State how many lines of the entries below hold the word "matplotlib"; reply with nothing but the number.

[Data records]
============================================================
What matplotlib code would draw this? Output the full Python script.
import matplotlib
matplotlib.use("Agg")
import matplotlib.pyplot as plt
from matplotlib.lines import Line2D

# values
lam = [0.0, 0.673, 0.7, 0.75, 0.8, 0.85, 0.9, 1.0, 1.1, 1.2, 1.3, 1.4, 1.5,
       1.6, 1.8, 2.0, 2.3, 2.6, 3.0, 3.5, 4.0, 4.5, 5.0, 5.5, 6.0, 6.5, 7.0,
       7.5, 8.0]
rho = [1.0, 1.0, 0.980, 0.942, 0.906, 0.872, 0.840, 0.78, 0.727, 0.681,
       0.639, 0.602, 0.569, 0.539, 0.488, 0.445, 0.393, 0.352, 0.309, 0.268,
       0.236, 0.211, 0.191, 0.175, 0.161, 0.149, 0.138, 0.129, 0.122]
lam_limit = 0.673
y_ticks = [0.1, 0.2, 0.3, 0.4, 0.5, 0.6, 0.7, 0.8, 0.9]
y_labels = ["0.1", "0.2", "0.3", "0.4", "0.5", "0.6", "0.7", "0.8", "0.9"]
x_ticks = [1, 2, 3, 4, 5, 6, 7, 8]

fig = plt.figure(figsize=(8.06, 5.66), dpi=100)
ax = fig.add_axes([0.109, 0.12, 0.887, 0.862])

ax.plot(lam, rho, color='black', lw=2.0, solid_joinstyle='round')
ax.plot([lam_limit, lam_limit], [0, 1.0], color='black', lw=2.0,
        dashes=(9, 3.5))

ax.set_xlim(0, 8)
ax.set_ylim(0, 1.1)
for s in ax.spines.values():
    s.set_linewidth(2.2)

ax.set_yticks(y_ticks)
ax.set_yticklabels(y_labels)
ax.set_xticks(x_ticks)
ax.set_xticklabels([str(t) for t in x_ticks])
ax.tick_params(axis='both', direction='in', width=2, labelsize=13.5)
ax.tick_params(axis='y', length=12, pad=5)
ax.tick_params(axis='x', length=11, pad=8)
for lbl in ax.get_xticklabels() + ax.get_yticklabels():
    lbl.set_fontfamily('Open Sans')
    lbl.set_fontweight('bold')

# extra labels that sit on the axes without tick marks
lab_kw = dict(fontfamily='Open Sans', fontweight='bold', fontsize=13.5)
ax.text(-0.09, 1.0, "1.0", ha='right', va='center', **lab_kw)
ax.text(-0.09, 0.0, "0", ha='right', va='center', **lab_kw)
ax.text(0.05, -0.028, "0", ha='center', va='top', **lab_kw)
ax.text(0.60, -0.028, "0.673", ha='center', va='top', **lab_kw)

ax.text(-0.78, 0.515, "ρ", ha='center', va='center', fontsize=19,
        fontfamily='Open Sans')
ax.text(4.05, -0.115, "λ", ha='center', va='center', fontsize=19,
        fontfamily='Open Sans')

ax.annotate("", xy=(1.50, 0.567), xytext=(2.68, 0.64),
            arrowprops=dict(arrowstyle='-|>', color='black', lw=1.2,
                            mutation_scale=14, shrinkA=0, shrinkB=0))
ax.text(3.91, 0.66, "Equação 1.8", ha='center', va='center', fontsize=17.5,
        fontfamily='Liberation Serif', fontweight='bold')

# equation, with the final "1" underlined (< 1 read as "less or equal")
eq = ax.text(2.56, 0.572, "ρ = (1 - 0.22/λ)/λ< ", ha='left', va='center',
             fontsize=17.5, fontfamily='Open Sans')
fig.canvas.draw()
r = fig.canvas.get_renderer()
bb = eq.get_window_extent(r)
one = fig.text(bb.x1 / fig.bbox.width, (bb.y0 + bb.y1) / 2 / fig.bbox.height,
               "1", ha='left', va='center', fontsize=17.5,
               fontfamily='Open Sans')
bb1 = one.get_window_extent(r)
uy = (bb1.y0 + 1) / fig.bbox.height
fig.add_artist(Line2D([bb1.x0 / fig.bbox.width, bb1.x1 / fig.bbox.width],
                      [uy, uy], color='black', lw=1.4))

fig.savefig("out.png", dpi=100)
============================================================
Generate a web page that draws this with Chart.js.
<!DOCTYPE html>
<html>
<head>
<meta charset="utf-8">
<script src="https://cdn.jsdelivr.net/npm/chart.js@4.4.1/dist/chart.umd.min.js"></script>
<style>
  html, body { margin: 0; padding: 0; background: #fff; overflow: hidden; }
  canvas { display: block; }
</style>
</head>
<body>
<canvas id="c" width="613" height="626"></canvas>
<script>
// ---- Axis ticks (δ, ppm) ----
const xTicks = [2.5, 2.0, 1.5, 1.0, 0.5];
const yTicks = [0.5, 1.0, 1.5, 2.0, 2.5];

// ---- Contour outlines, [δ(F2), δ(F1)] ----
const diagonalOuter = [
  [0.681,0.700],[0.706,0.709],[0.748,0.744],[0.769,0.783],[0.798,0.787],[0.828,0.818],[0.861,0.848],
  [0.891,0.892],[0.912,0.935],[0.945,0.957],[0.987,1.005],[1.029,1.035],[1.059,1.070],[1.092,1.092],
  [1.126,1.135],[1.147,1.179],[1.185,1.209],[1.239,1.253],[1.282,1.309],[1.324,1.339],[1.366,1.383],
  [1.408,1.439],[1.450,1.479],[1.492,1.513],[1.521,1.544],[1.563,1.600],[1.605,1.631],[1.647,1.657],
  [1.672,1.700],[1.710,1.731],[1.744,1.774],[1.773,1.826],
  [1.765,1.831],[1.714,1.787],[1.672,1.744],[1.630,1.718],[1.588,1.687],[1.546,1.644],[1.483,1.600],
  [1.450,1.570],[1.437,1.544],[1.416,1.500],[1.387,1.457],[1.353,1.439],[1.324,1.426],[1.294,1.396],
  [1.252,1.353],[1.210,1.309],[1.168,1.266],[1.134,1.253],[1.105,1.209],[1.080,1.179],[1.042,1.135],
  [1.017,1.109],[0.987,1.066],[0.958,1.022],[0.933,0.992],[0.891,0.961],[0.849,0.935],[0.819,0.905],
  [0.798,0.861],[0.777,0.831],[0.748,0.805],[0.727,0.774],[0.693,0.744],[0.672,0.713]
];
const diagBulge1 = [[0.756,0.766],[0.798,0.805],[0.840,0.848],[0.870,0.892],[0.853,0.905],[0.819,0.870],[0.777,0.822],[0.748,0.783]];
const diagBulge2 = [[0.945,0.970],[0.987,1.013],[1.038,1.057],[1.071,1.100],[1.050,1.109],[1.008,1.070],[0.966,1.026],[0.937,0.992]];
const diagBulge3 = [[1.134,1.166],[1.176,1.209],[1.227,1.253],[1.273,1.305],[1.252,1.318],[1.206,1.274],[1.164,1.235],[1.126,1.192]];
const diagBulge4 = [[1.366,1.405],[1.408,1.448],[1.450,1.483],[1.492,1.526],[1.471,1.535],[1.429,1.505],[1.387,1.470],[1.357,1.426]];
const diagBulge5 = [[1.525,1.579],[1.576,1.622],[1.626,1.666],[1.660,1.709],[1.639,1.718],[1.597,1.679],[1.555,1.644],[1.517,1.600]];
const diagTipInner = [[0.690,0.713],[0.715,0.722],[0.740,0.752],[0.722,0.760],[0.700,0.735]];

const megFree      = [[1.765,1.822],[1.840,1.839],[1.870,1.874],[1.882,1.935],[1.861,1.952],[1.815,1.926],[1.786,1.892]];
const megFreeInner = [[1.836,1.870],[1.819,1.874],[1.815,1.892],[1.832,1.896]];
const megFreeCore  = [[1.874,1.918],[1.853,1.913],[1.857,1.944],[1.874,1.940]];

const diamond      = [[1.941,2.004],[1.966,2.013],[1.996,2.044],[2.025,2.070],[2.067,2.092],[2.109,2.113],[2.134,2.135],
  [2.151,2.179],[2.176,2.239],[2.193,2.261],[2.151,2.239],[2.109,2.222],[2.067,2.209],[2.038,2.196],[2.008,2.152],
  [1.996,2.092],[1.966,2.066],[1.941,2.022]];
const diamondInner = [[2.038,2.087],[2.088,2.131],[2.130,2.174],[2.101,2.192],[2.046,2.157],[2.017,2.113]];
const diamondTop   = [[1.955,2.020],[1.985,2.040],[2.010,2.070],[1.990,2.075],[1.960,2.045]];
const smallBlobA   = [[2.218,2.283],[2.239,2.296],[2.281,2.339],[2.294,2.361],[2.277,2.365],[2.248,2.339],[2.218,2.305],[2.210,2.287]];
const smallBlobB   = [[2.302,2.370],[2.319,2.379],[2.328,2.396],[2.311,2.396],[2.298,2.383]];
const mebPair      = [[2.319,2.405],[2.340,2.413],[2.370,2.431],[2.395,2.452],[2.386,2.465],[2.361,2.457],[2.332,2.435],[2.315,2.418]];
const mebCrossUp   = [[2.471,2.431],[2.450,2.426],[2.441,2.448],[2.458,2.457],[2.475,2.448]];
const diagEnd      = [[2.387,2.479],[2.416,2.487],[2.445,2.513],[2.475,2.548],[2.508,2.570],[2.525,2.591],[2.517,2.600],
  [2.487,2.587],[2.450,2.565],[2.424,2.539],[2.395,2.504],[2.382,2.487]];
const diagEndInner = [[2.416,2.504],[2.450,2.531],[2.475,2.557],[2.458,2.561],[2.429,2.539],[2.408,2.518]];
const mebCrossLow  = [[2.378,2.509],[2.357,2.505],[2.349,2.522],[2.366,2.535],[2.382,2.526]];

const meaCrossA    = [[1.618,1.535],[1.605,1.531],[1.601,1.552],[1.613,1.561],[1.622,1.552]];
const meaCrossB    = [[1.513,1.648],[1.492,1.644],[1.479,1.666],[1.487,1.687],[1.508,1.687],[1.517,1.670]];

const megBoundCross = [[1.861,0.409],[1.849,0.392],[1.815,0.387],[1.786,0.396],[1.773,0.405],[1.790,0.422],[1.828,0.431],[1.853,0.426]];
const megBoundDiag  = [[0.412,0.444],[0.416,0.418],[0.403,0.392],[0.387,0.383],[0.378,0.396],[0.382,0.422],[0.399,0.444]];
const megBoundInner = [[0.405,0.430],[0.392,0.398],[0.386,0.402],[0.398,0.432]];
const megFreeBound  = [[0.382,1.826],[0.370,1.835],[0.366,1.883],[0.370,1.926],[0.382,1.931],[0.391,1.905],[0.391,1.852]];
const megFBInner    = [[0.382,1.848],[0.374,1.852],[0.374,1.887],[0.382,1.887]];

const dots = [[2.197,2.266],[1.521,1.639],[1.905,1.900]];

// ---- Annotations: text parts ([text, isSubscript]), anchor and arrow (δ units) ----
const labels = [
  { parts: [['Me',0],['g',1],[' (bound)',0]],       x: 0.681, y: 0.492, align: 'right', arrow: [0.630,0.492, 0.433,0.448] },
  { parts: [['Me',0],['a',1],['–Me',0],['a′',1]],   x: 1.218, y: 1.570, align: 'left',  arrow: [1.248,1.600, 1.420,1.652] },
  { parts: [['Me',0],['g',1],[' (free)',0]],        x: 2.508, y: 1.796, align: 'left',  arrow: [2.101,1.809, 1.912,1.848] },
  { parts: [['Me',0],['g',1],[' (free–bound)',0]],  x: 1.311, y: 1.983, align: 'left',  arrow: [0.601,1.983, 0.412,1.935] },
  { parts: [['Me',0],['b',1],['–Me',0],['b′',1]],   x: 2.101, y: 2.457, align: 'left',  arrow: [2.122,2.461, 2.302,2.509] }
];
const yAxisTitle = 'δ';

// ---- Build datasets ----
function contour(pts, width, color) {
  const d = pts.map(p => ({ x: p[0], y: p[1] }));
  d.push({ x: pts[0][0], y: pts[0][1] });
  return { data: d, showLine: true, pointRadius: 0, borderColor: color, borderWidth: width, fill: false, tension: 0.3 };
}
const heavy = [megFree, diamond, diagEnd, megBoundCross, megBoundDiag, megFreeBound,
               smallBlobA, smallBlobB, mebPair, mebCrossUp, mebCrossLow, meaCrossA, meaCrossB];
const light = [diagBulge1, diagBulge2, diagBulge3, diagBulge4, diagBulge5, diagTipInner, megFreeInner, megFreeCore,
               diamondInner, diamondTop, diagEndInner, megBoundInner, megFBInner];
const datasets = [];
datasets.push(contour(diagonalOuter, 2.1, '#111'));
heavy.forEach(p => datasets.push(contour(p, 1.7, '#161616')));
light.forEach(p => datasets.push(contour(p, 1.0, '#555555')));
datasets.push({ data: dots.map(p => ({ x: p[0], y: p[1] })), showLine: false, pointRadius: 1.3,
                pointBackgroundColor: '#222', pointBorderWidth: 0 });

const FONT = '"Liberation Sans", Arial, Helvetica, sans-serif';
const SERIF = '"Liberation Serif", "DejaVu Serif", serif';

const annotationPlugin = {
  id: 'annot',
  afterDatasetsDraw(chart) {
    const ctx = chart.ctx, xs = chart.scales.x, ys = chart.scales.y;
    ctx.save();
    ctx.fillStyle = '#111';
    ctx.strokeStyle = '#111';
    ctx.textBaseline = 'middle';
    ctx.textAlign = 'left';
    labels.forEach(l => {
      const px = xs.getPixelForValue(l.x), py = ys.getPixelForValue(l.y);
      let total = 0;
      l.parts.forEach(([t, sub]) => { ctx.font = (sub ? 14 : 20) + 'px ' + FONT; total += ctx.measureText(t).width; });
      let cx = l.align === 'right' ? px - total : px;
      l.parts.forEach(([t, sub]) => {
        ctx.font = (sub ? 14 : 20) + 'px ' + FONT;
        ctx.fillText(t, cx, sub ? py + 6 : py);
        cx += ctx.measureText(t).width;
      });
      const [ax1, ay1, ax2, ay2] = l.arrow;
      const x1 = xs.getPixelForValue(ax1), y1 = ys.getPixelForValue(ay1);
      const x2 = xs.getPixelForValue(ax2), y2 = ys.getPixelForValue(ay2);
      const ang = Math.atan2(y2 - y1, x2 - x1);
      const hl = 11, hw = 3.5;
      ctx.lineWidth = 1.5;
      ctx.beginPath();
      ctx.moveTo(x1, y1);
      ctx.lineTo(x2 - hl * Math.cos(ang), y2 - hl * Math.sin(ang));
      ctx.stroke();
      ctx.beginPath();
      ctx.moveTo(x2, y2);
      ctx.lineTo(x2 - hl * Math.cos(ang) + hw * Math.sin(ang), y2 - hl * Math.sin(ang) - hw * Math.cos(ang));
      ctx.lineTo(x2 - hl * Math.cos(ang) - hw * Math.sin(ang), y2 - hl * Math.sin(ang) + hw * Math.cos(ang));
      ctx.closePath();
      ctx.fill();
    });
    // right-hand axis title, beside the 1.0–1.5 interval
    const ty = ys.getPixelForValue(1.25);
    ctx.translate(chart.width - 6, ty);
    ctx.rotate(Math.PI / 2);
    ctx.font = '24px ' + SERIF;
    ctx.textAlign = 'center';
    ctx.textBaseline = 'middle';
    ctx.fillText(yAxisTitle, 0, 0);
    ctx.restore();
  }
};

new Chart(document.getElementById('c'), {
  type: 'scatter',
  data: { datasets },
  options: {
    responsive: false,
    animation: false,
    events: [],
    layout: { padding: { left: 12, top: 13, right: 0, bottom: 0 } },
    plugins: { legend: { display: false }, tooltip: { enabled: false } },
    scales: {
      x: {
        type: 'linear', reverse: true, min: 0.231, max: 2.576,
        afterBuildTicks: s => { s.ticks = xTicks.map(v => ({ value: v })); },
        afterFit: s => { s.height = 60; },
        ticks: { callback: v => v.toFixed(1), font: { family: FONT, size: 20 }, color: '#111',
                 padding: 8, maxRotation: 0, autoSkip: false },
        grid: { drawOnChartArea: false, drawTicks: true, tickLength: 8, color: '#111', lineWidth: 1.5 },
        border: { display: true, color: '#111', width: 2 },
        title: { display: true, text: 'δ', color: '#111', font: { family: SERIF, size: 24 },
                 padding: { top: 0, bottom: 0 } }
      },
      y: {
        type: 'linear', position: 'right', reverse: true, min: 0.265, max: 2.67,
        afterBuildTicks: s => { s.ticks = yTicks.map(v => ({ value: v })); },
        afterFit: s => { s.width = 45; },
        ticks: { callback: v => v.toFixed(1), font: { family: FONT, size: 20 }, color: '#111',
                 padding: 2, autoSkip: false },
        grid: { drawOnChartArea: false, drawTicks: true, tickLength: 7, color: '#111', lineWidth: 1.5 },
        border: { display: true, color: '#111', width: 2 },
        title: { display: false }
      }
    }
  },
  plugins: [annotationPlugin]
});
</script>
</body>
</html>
============================================================
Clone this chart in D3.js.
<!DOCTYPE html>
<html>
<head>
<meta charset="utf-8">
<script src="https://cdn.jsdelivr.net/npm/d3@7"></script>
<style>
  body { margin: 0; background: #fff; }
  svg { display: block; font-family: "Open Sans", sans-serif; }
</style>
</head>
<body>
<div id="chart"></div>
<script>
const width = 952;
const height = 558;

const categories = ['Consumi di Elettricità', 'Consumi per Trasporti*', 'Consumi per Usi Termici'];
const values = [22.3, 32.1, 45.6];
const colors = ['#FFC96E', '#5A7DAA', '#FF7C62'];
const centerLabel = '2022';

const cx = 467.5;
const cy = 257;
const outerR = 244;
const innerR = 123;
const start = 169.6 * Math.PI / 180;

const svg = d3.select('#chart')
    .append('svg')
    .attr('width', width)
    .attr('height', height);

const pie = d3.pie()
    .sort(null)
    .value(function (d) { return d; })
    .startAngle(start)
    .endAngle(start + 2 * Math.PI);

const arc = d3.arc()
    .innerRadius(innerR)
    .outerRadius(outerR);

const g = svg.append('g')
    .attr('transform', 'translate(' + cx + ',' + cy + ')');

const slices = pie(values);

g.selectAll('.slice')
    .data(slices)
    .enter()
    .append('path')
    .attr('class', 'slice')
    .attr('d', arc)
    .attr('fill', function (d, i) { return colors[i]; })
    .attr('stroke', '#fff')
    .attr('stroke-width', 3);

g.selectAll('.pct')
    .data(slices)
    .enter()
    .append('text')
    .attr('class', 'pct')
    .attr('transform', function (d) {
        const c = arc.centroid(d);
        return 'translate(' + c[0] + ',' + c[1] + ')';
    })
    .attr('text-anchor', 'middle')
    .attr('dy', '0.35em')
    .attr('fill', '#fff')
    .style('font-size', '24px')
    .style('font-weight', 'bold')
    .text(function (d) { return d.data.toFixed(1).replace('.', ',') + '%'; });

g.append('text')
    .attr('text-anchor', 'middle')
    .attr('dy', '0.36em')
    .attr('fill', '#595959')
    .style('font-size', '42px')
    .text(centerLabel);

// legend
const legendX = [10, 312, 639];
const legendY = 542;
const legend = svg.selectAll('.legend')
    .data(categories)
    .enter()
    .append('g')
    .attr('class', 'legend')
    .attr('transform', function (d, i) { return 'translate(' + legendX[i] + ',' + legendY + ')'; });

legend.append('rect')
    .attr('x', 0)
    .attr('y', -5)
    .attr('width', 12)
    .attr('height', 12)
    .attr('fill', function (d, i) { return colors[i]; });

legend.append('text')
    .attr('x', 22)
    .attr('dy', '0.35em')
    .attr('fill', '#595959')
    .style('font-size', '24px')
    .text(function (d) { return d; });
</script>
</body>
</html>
============================================================
▸ **The result**
5